Due to the playfulness of the art-making environment described in this study, safe places were created where participants felt comfortable in sharing their deepest fears, frustrations and hopes for a different reality. This impact was possible because of the arts-engaged approaches of doing qualitative research. Even though the art workshops we presented here did not require any previous art experience from participants and facilitators, these workshops still moved people out of their comfort zones and helped them to situate themselves into historical contexts and dream and fight for different realities.

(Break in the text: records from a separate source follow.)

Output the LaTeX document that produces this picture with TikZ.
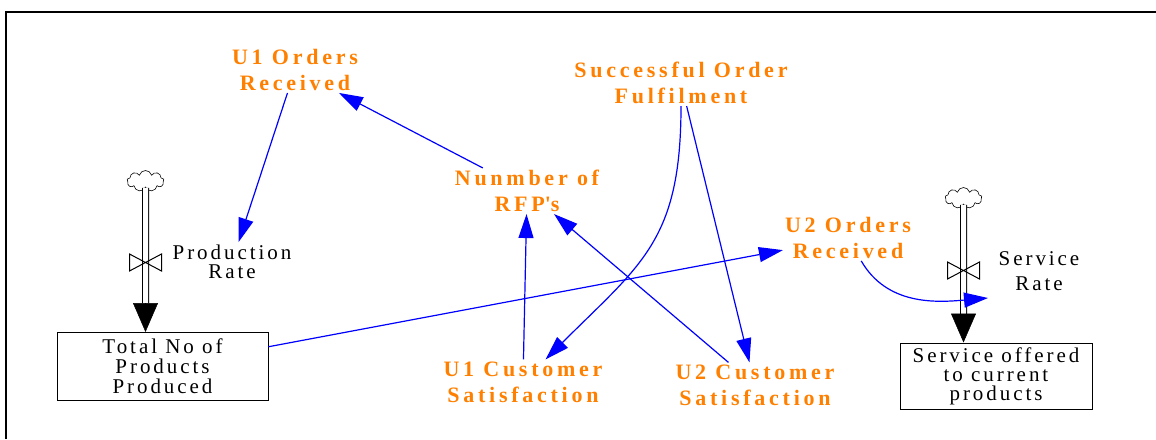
\documentclass[tikz,border=0pt]{standalone}
\usepackage{fontspec}
\setmainfont{Liberation Serif}
\newfontfamily\varfont[LetterSpace=17]{Liberation Serif}
\newfontfamily\levelfont[LetterSpace=14]{Liberation Serif}
\usetikzlibrary{arrows.meta, shapes.symbols}
\definecolor{varorange}{RGB}{255,128,0}
\definecolor{linkblue}{RGB}{0,0,255}

\begin{document}
\begin{tikzpicture}[x=1pt, y=1pt,
      var/.style={text=varorange, align=center, inner sep=2pt,
        font=\varfont\bfseries\fontsize{22}{26}\selectfont},
      rate/.style={align=center, inner sep=3pt,
        font=\levelfont\fontsize{21}{18.5}\selectfont},
      level/.style={rectangle, draw, line width=1pt, minimum width=211pt,
        minimum height=68pt, align=center, inner sep=0pt,
        font=\levelfont\fontsize{21}{20}\selectfont},
      source/.style={cloud, cloud puffs=9, aspect=1.8, draw, line width=0.6pt,
        minimum width=37pt, minimum height=21pt, inner sep=0pt},
      pipe/.style={double distance=5pt, line width=1pt},
      flowhead/.style={-{Triangle[length=29pt,width=25pt]}, line width=0.5pt},
      valve/.style={line width=1pt, line join=miter},
      link/.style={linkblue, line width=1.2pt, -{Triangle[length=24pt,width=15pt]}}
    ]
      \useasboundingbox (0,0) rectangle (1156,-439);
      \draw[line width=2.8pt] (6,-439) -- (6,-12) -- (1156,-12);

      \node[var] (u1ord) at (295,-70) {U1 Orders\\Received};
      \node[var] (sof) at (681,-83) {Successful Order\\Fulfilment};
      \node[var] (rfp) at (527,-191) {Nunmber of\\RFP\textquotesingle s};
      \node[var] (u2ord) at (848,-238) {U2 Orders\\Received};
      \node[var] (u1cs) at (523,-382) {U1 Customer\\Satisfaction};
      \node[var] (u2cs) at (755,-385) {U2 Customer\\Satisfaction};

      \node[rate] (prate) at (232,-262) {Production\\Rate};
      \node[rate, font=\levelfont\fontsize{21}{25}\selectfont] (srate)
        at (1039,-271) {Service\\Rate};

      \node[level] (totprod) at (162.5,-366.5) {Total No of\\Products\\Produced};
      \node[level, minimum width=192pt, minimum height=66pt,
        font=\levelfont\fontsize{21}{19}\selectfont] (servoff)
        at (996,-376) {Service offered\\to current\\products};

      % production flow
      \node[source] (pcloud) at (145.5,-181) {};
      \coordinate (pbase) at (145.5,-303);
      \coordinate (pvalve) at (145.5,-262.5);
      \draw[pipe] (pcloud) -- (pbase);
      \draw[flowhead] (pbase) -- (pbase |- totprod.north);
      \draw[valve, shift={(pvalve)}] (-16,8.5) -- (16,-8.5) -- (16,8.5) -- (-16,-8.5) -- cycle;

      % service flow
      \node[source] (scloud) at (963.5,-198) {};
      \coordinate (sbase) at (963.5,-314);
      \coordinate (svalve) at (963.5,-270.5);
      \draw[pipe] (scloud) -- (sbase);
      \draw[flowhead] (sbase) -- (sbase |- servoff.north);
      \draw[valve, shift={(svalve)}] (-16,8.5) -- (16,-8.5) -- (16,8.5) -- (-16,-8.5) -- cycle;
      \coordinate (srvin) at (988,-298);

      \draw[link] (u1ord) -- (prate);
      \draw[link] (rfp) -- (u1ord);
      \draw[link] (u1cs) -- (rfp);
      \draw[link] (u2cs) -- (rfp);
      \draw[link] (sof) to[out=-90, in=45, looseness=1.2] (u1cs);
      \draw[link] (sof) -- (u2cs);
      \draw[link] (totprod) -- (u2ord);
      \draw[link] (u2ord) to[out=-60, in=185] (srvin);
    \end{tikzpicture}
\end{document}
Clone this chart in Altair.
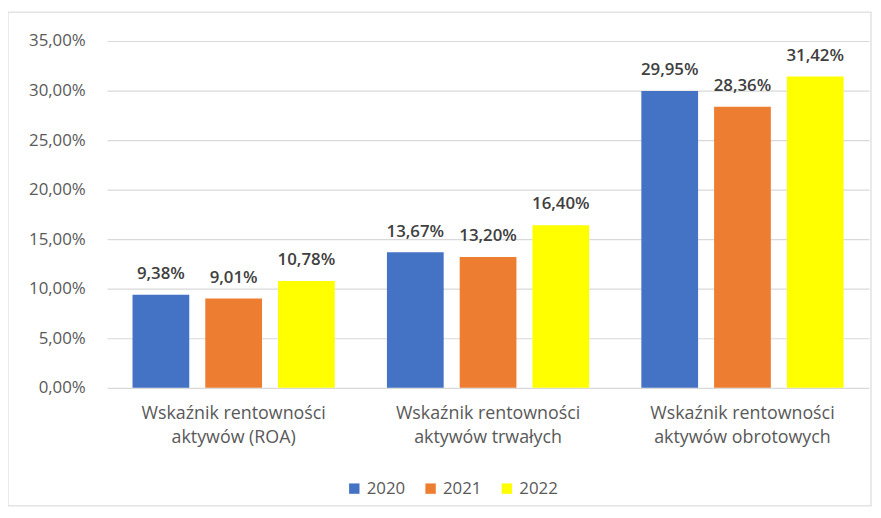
import altair as alt
import pandas as pd

categories = [
    "Wskaźnik rentowności\naktywów (ROA)",
    "Wskaźnik rentowności\naktywów trwałych",
    "Wskaźnik rentowności\naktywów obrotowych",
]
years = ["2020", "2021", "2022"]
v2020 = [9.38, 13.67, 29.95]
v2021 = [9.01, 13.20, 28.36]
v2022 = [10.78, 16.40, 31.42]
colors = ["#4472C4", "#ED7D31", "#FFFF00"]
y_ticks = [0, 5, 10, 15, 20, 25, 30, 35]

rows = []
for i, c in enumerate(categories):
    for yr, vals in zip(years, [v2020, v2021, v2022]):
        rows.append({"kategoria": c, "rok": yr, "wartosc": vals[i]})
df = pd.DataFrame(rows)

FONT = "Open Sans"
GRAY = "#595959"

x = alt.X(
    "kategoria:N",
    sort=categories,
    scale=alt.Scale(paddingInner=0.205, paddingOuter=0.1),
    axis=alt.Axis(
        title=None, labelAngle=0, labelExpr="split(datum.label, '\\n')",
        domain=False, ticks=False, labelPadding=17, labelFontSize=18,
        labelColor=GRAY, labelLineHeight=24, labelFont=FONT, labelLimit=0,
    ),
)
xo = alt.XOffset("rok:N", sort=years, scale=alt.Scale(paddingInner=0.22, paddingOuter=0))
y = alt.Y(
    "wartosc:Q",
    scale=alt.Scale(domain=[0, 35]),
    axis=alt.Axis(
        values=y_ticks, title=None, domain=False, ticks=False,
        labelExpr="replace(format(datum.value, '.2f'), '.', ',') + '%'",
        gridColor="#d9d9d9", gridWidth=1.2, labelPadding=22, labelFontSize=17,
        labelColor=GRAY, labelFont=FONT,
    ),
)

base = alt.Chart(df)
bars = base.mark_bar().encode(
    x=x, xOffset=xo, y=y,
    color=alt.Color(
        "rok:N",
        scale=alt.Scale(domain=years, range=colors),
        legend=alt.Legend(
            title=None, orient="none", legendX=241, legendY=443,
            direction="horizontal", symbolType="square", symbolSize=110,
            labelFontSize=17, labelColor=GRAY, labelFont=FONT,
            columnPadding=17, symbolStrokeWidth=0, symbolOpacity=1,
        ),
    ),
)
labels = base.transform_calculate(
    etykieta="replace(format(datum.wartosc, '.2f'), '.', ',') + '%'"
).mark_text(
    dy=-16, baseline="alphabetic", fontSize=17, fontWeight=600, color="#404040", font=FONT
).encode(x=x, xOffset=xo, y=y, text="etykieta:N")
frame = alt.Chart(pd.DataFrame({"a": [0]})).mark_rect(
    fillOpacity=0, stroke="#e3e3e3", strokeWidth=1.5
).encode(x=alt.value(-100), x2=alt.value(771), y=alt.value(-29), y2=alt.value(469))

chart = alt.layer(frame, bars, labels).properties(
    width=769, height=350,
    autosize=alt.AutoSizeParams(type="none"),
    padding={"left": 100, "top": 31, "right": 4, "bottom": 120},
    background="white",
).configure_view(stroke=None)

chart.save("out.html", embed_options={"renderer": "svg", "actions": False})
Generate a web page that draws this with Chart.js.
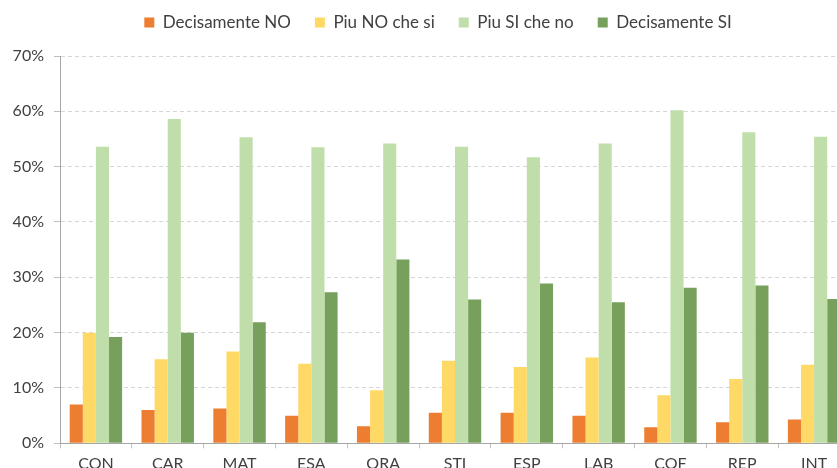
<!DOCTYPE html>
<html>
<head>
<meta charset="utf-8">
<script src="https://cdn.jsdelivr.net/npm/chart.js@4.4.0/dist/chart.umd.min.js"></script>
<style>
  html, body { margin: 0; padding: 0; background: #fff; overflow: hidden; }
  #wrap { width: 837px; height: 468px; overflow: hidden; position: relative; }
  #box { position: absolute; left: 0; top: -10px; width: 874px; height: 500px; }
</style>
</head>
<body>
<div id="wrap"><div id="box"><canvas id="chart"></canvas></div></div>
<script>
// categories and series (percent)
const categories = ['CON', 'CAR', 'MAT', 'ESA', 'ORA', 'STI', 'ESP', 'LAB', 'COF', 'REP', 'INT'];
const decisamenteNo = [7.0, 6.0, 6.3, 5.0, 3.1, 5.5, 5.5, 5.0, 2.9, 3.8, 4.3];
const piuNoCheSi    = [20.0, 15.2, 16.6, 14.4, 9.6, 14.9, 13.8, 15.5, 8.7, 11.6, 14.2];
const piuSiCheNo    = [53.6, 58.6, 55.3, 53.5, 54.2, 53.6, 51.7, 54.2, 60.2, 56.2, 55.4];
const decisamenteSi = [19.2, 20.0, 21.9, 27.3, 33.2, 26.0, 28.9, 25.5, 28.1, 28.5, 26.1];
const seriesNames = ['Decisamente NO', 'Piu NO che si', 'Piu SI che no', 'Decisamente SI'];
const seriesColors = ['#ED7D31', '#FFD966', '#C0DEAA', '#76A05B'];

const FONT = 'Lato, "DejaVu Sans", sans-serif';
const TEXT = '#404040';

const seriesData = [decisamenteNo, piuNoCheSi, piuSiCheNo, decisamenteSi];

// nudge the legend a little to the right (it is centred on the whole plot in the original)
const legendShift = {
  id: 'legendShift',
  afterLayout(chart) {
    const lg = chart.legend;
    if (!lg) return;
    lg.left += 13;
    lg.right += 13;
  }
};

new Chart(document.getElementById('chart'), {
  type: 'bar',
  data: {
    labels: categories,
    datasets: seriesNames.map((name, i) => ({
      label: name,
      data: seriesData[i],
      backgroundColor: seriesColors[i],
      borderWidth: 0,
      barPercentage: 1,
      categoryPercentage: 0.73
    }))
  },
  options: {
    responsive: true,
    maintainAspectRatio: false,
    animation: false,
    layout: { padding: { top: 0, right: 24, bottom: 0, left: 0 } },
    scales: {
      x: {
        grid: { display: true, drawOnChartArea: false, offset: true, tickLength: 5, color: '#BFBFBF' },
        border: { display: true, color: '#A6A6A6', width: 1 },
        ticks: { color: TEXT, font: { family: FONT, size: 16 }, padding: 6, maxRotation: 0 },
        afterFit: s => { s.height = 46.7; }
      },
      y: {
        min: 0,
        max: 70,
        ticks: { stepSize: 10, color: TEXT, font: { family: FONT, size: 16 }, padding: 10, callback: v => v + '%' },
        grid: { color: '#D6D6D6', tickLength: 6, tickColor: '#BFBFBF' },
        border: { display: true, color: '#A6A6A6', width: 1, dash: [4, 3] },
        afterFit: s => { s.width = 60; }
      }
    },
    plugins: {
      legend: {
        position: 'top',
        weight: 1000,
        labels: {
          color: TEXT,
          font: { family: FONT, size: 17 },
          boxWidth: 10,
          boxHeight: 10,
          padding: 24
        }
      },
      // empty title used only as a spacer between legend and plot
      title: {
        display: true,
        text: '',
        position: 'top',
        weight: 0,
        padding: 0,
        font: { size: 10, lineHeight: 1.5 }
      },
      tooltip: { enabled: false }
    }
  },
  plugins: [legendShift]
});
</script>
</body>
</html>
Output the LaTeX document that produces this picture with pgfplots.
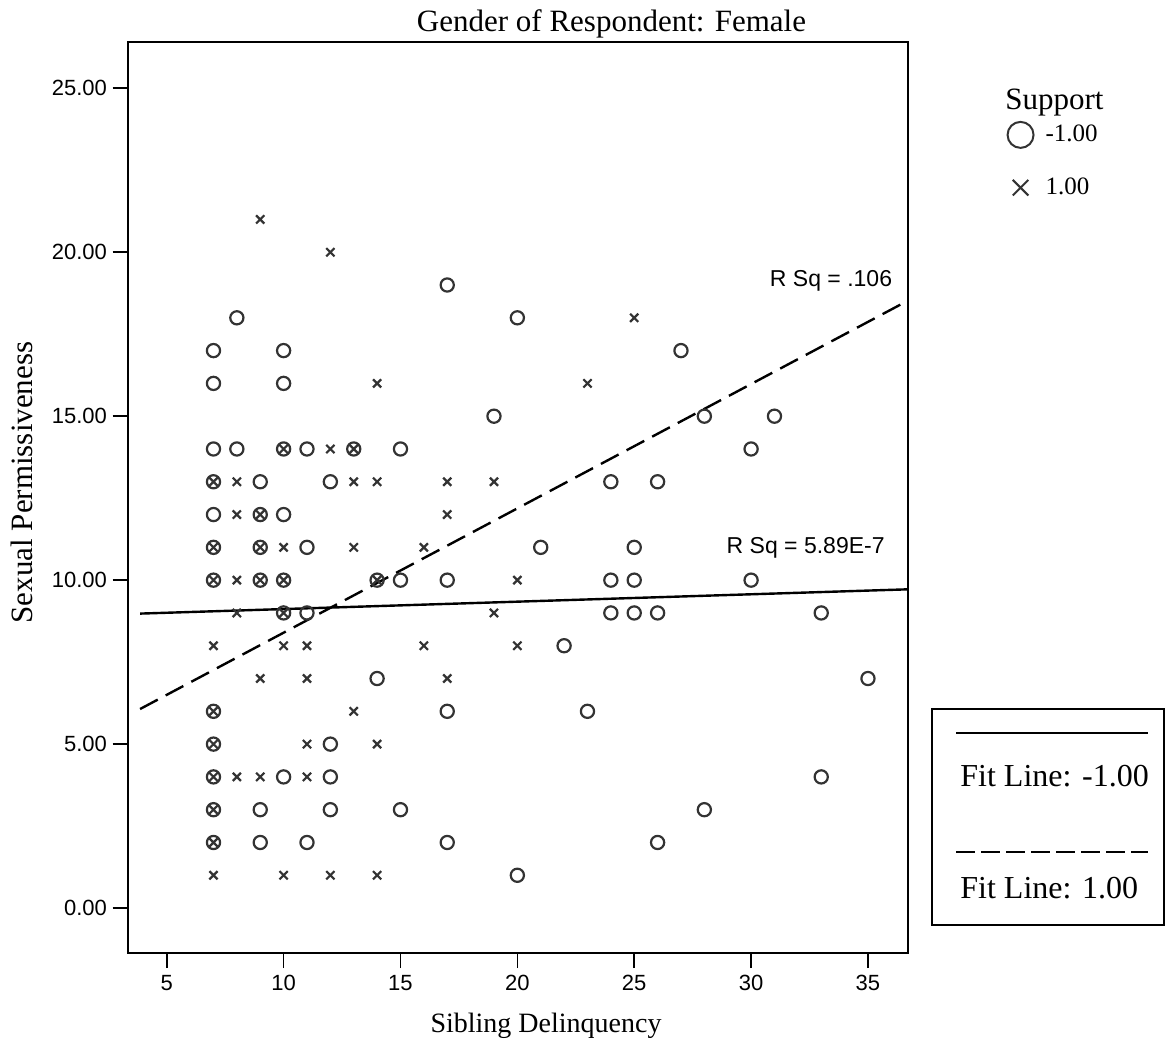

We hope that these stories encourage social movement organisers to include community art and exhibits as strategic spaces of contestation and empowerment and also inspire traditional art galleries to explore ways to challenge social injustices reinforced in their own exhibits.
Footnotes
Declaration of conflicting interests
The author(s) declared no potential conflicts of interest with respect to the research, authorship, and/or publication of this article.
Funding
The author(s) disclosed receipt of the following financial support for the research, authorship, and/or publication of this article: This study was funded by the Social Sciences and Humanities Research Councild (SSHRC) and the International Development Research Centre (IDRC).